A major danger for Putin is the possibility that Trump could ramp up economic pressure on Russia by driving down oil prices, with his “drill, baby, drill” mantra, as well as his threat Wednesday that he would impose ever tougher new sanctions to bring Putin to the negotiating table.
“He should make a deal. I think he’s destroying Russia by not making a deal,” Trump said about Putin earlier this week, adding that Russia was “in big trouble.”
Markov, the pro-Kremlin analyst, said a call between Trump and Putin would unblock the dialogue between Moscow and Washington, establish a working group on Ukraine and pave the way for a summit meeting.
“At this meeting, they won’t be able to reach a compromise on the Ukraine problem but they will find a compromise on other questions,” he said, adding that he was hopeful about possible concessions from Trump, for example reinstating the ban on Kyiv using Western missiles to target Russia. Last year, Trump strongly criticized the Biden administration’s easing of restrictions on the use of Western weapons.

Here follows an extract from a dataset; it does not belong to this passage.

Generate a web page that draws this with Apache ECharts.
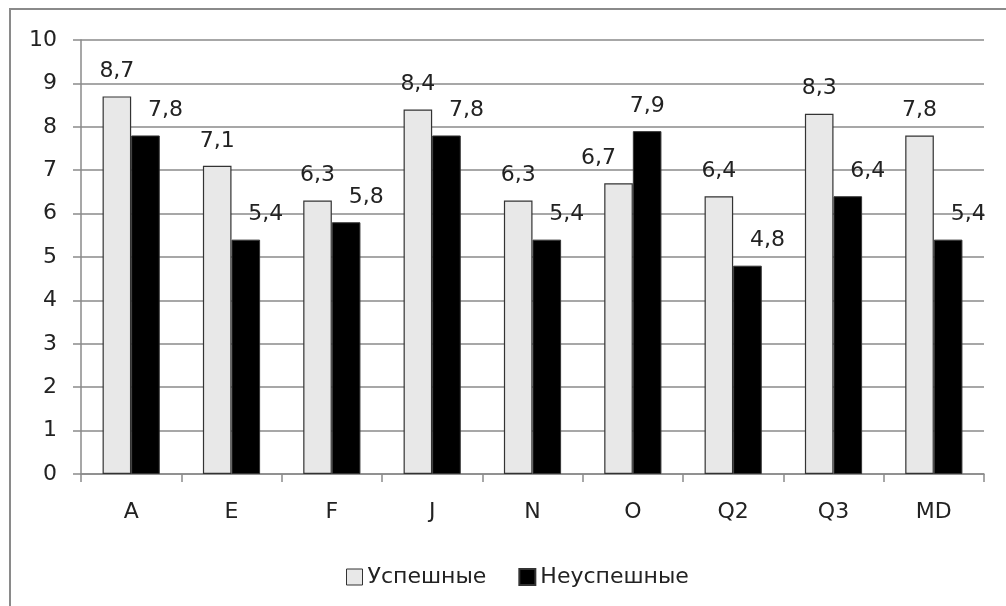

Despite Trump’s tough talk, some in his Republican Party believe that if the leaders meet, Putin will secure the deal he wants from the American president. “Trump will demonstrate he ended the war. But he’ll capitulate. Putin will get what he wants,” said a Russia-sympathetic Republican Party operative on the condition of anonymity to speak frankly.
Trump’s rhetoric before and during the inauguration also caught the attention of many as he talked about acquiring new territories for the United States, namely the Panama Canal and the island of Greenland, which is part of NATO ally Denmark.

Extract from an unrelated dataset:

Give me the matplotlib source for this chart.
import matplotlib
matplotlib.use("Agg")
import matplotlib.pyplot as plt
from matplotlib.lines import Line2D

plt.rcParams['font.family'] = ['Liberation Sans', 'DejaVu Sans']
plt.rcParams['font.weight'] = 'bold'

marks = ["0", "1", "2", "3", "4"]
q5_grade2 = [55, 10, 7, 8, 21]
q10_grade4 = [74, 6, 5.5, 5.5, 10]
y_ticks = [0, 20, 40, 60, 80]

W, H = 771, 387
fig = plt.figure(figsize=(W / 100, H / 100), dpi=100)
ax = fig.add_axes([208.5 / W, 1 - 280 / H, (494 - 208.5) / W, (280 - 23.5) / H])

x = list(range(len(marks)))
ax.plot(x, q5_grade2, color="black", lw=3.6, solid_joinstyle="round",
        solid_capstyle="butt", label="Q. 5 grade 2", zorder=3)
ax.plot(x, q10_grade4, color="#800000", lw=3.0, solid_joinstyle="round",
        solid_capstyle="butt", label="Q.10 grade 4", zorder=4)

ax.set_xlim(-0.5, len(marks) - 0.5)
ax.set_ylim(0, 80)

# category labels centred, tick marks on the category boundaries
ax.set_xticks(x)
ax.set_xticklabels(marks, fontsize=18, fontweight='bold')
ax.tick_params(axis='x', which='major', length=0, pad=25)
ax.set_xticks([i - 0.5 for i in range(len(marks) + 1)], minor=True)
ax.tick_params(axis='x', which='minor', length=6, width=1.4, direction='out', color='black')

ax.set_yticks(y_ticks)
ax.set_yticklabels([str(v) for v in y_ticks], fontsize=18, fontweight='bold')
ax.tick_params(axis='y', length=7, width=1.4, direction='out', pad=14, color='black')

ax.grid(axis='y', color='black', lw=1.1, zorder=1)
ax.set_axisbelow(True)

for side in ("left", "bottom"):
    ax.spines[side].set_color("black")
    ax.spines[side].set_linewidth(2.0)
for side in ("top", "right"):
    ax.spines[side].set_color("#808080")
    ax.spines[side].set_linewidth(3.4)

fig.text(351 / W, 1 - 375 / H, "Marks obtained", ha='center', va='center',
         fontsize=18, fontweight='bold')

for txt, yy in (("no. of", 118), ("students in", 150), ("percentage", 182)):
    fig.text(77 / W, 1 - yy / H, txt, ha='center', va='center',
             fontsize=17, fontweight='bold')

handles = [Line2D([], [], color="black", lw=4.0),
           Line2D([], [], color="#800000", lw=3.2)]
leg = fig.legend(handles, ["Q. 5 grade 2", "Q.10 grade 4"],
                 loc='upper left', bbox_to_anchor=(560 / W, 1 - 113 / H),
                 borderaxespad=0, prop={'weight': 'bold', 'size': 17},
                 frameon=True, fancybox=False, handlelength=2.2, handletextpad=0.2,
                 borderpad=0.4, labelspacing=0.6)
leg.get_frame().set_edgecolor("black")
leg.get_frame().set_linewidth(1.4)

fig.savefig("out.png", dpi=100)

Such moves chime with Putin’s worldview, where the leaders of a few powerful nations carve out deals at the expense of smaller nations, and territorial expansion based on economic threats and potentially military force is the new normal.
The view is that this U.S. administration will break with the post-World War II rules-based order that outlawed the use of force to change borders, and so will find common cause with Putin’s Ukrainian land grab.
“The statements of Trump show that the old rules don’t work anymore, including for the United States,” said the academic. “The U.S. can make territorial claims on its allies.”